**** SOURCE EXCERPT ****

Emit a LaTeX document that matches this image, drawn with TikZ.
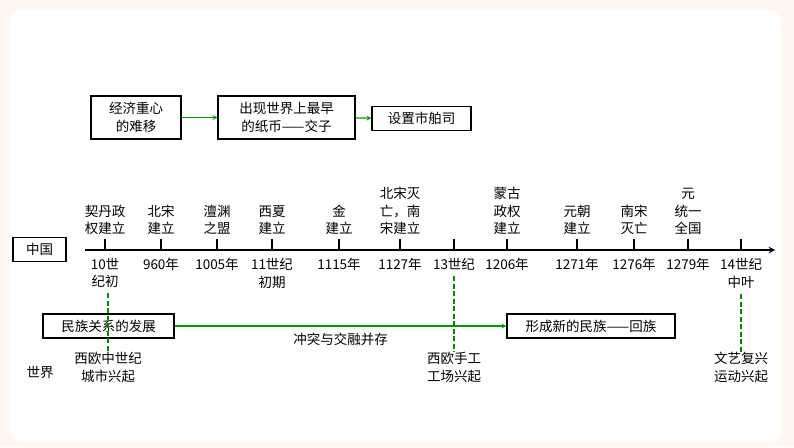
\documentclass[tikz,border=0pt]{standalone}
\usepackage{fontspec}
\setmainfont{Noto Sans CJK SC}
\begin{document}
\begin{tikzpicture}[x=1pt,y=-1pt,
  lab/.style={font=\fontsize{13.5}{17.5}\selectfont,align=center,inner sep=0pt},
  bx/.style={draw,line width=1.1pt,font=\fontsize{13.5}{17.5}\selectfont,align=center,inner sep=3pt,minimum height=24pt},
  garr/.style={draw=green!60!black,line width=1.2pt,-stealth},
  gdash/.style={draw=green!55!black,line width=1.2pt,dash pattern=on 5pt off 2.5pt}]
\fill[orange!6] (0,0) rectangle (794,447);
\useasboundingbox (0,0) rectangle (794,447);
\fill[white,rounded corners=12pt] (10,10) rectangle (781,442);
% top chain
\node[bx,minimum width=90pt,minimum height=43pt] (e1) at (136,117.5) {经济重心\\的难移};
\node[bx,minimum width=137pt,minimum height=43pt] (e2) at (286.5,117.5) {出现世界上最早\\的纸币——交子};
\node[bx,minimum width=99pt] (e3) at (421.5,118.5) {设置市舶司};
\draw[garr] (e1) -- (e2);
\draw[garr] (e2) -- (e3);
% axis
\coordinate (a0) at (85,250);
\coordinate (a1) at (775,250);
\draw[line width=1.8pt,-stealth] (a0) -- (a1);
\node[bx,minimum width=53pt] (cn) at (39.5,249.5) {中国};
\foreach \x/\up/\dn in {105/契丹政\\权建立/10世\\纪初, 161/北宋\\建立/960年, 217/澶渊\\之盟/1005年, 272/西夏\\建立/11世纪\\初期, 339/金\\建立/1115年, 400/北宋灭\\亡，南\\宋建立/1127年, 454//13世纪, 507/蒙古\\政权\\建立/1206年, 577/元朝\\建立/1271年, 634/南宋\\灭亡/1276年, 688/元\\统一\\全国/1279年, 741//14世纪\\中叶}{
  \draw[line width=1.3pt] (\x,239) -- (\x,250);
  \node[lab,anchor=south] at (\x,235) {\up};
  \node[lab,anchor=north] at (\x,258) {\dn};
}
% relations
\node[bx,minimum width=131pt] (m1) at (108.5,326) {民族关系的发展};
\node[bx,minimum width=168pt] (m2) at (591,326) {形成新的民族——回族};
\draw[garr] (m1) -- (m2) node[lab,midway,below=6pt] {冲突与交融并存};
% world
\node[lab] (w) at (40,372) {世界};
\node[lab,anchor=north] (w1) at (108,352) {西欧中世纪\\城市兴起};
\node[lab,anchor=north] (w2) at (454,352) {西欧手工\\工场兴起};
\node[lab,anchor=north] (w3) at (741,352) {文艺复兴\\运动兴起};
\coordinate (d1) at (108,293);
\coordinate (d2) at (454,276);
\coordinate (d3) at (741,294);
\draw[gdash] (d1) -- (w1.north);
\draw[gdash] (d2) -- (w2.north);
\draw[gdash] (d3) -- (w3.north);
\end{tikzpicture}
\end{document}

****

▸ OBJECTIVE: Give back the whole listing as it stands, minus its pictures.

▸ ANSWER IN FULL:
Emit a LaTeX document that matches this image, drawn with TikZ.
\documentclass[tikz,border=0pt]{standalone}
\usepackage{fontspec}
\setmainfont{Noto Sans CJK SC}
\begin{document}
\begin{tikzpicture}[x=1pt,y=-1pt,
  lab/.style={font=\fontsize{13.5}{17.5}\selectfont,align=center,inner sep=0pt},
  bx/.style={draw,line width=1.1pt,font=\fontsize{13.5}{17.5}\selectfont,align=center,inner sep=3pt,minimum height=24pt},
  garr/.style={draw=green!60!black,line width=1.2pt,-stealth},
  gdash/.style={draw=green!55!black,line width=1.2pt,dash pattern=on 5pt off 2.5pt}]
\fill[orange!6] (0,0) rectangle (794,447);
\useasboundingbox (0,0) rectangle (794,447);
\fill[white,rounded corners=12pt] (10,10) rectangle (781,442);
% top chain
\node[bx,minimum width=90pt,minimum height=43pt] (e1) at (136,117.5) {经济重心\\的难移};
\node[bx,minimum width=137pt,minimum height=43pt] (e2) at (286.5,117.5) {出现世界上最早\\的纸币——交子};
\node[bx,minimum width=99pt] (e3) at (421.5,118.5) {设置市舶司};
\draw[garr] (e1) -- (e2);
\draw[garr] (e2) -- (e3);
% axis
\coordinate (a0) at (85,250);
\coordinate (a1) at (775,250);
\draw[line width=1.8pt,-stealth] (a0) -- (a1);
\node[bx,minimum width=53pt] (cn) at (39.5,249.5) {中国};
\foreach \x/\up/\dn in {105/契丹政\\权建立/10世\\纪初, 161/北宋\\建立/960年, 217/澶渊\\之盟/1005年, 272/西夏\\建立/11世纪\\初期, 339/金\\建立/1115年, 400/北宋灭\\亡，南\\宋建立/1127年, 454//13世纪, 507/蒙古\\政权\\建立/1206年, 577/元朝\\建立/1271年, 634/南宋\\灭亡/1276年, 688/元\\统一\\全国/1279年, 741//14世纪\\中叶}{
  \draw[line width=1.3pt] (\x,239) -- (\x,250);
  \node[lab,anchor=south] at (\x,235) {\up};
  \node[lab,anchor=north] at (\x,258) {\dn};
}
% relations
\node[bx,minimum width=131pt] (m1) at (108.5,326) {民族关系的发展};
\node[bx,minimum width=168pt] (m2) at (591,326) {形成新的民族——回族};
\draw[garr] (m1) -- (m2) node[lab,midway,below=6pt] {冲突与交融并存};
% world
\node[lab] (w) at (40,372) {世界};
\node[lab,anchor=north] (w1) at (108,352) {西欧中世纪\\城市兴起};
\node[lab,anchor=north] (w2) at (454,352) {西欧手工\\工场兴起};
\node[lab,anchor=north] (w3) at (741,352) {文艺复兴\\运动兴起};
\coordinate (d1) at (108,293);
\coordinate (d2) at (454,276);
\coordinate (d3) at (741,294);
\draw[gdash] (d1) -- (w1.north);
\draw[gdash] (d2) -- (w2.north);
\draw[gdash] (d3) -- (w3.north);
\end{tikzpicture}
\end{document}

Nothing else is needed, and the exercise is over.